What to Do Now That You See the Data
The second order of business is figuring out how to draw more insights from your data. Companies accomplish this by:
- Creating data lakes and providing access to them
- Auditing databases for potentially useful information
- Implementing or expanding data science projects
- Developing data-centric corporate cultural practices
- Adding resources to do machine learning and stats work
- Hiring new professionals who can dig into the data
Much of this hinges on moving forward with a data-centric culture. Even if you already feel that you have one, there’s a lot to be said for looking at who your team members are and how you can use dark data with experienced data users at your disposal.

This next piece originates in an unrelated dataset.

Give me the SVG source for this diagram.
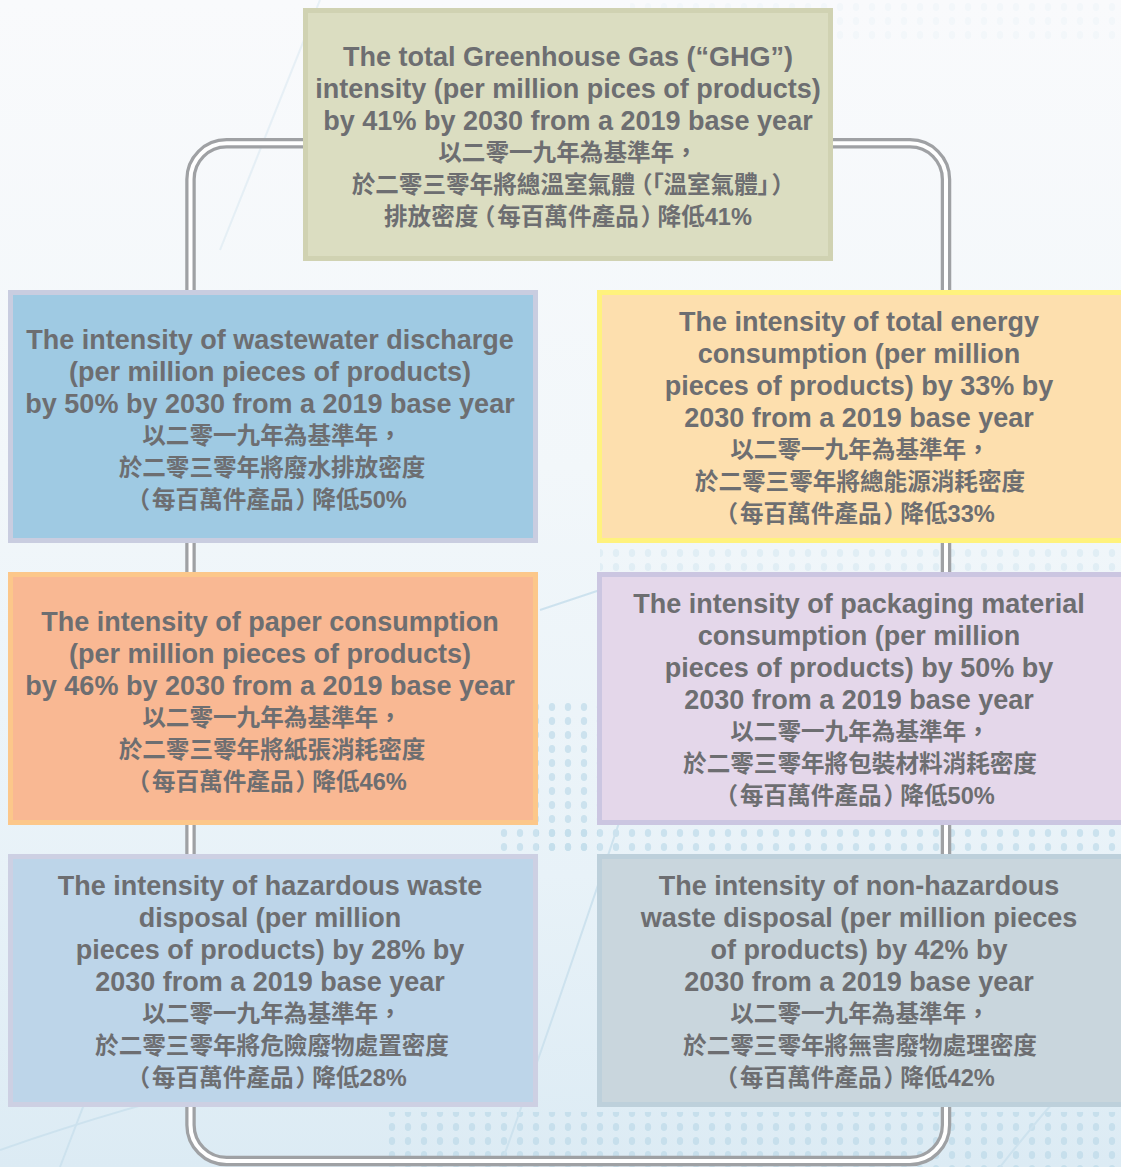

The third order of business is establishing goals for your projects. If you run a company that has potential legal risk exposure due to compliance problems involving laws like HIPAA and the GDPR, for example, you might analyze the very way your organization stores information. A company that collects huge amounts of anonymous data from millions of users might figure out how to package that data into sellable information products, such as reports or datasets. You may even cut costs by determining what data is useless, potentially removing terabytes of information from storage.
Modern organizations collect so much data that it’s hard for them to clearly imagine what they have at their disposal. It’s important to take an extensive look at all the ways dark data may be residing in your systems. By being a bit more aggressive and imaginative, you can find ways to improve processes, cut costs, and even drive profits.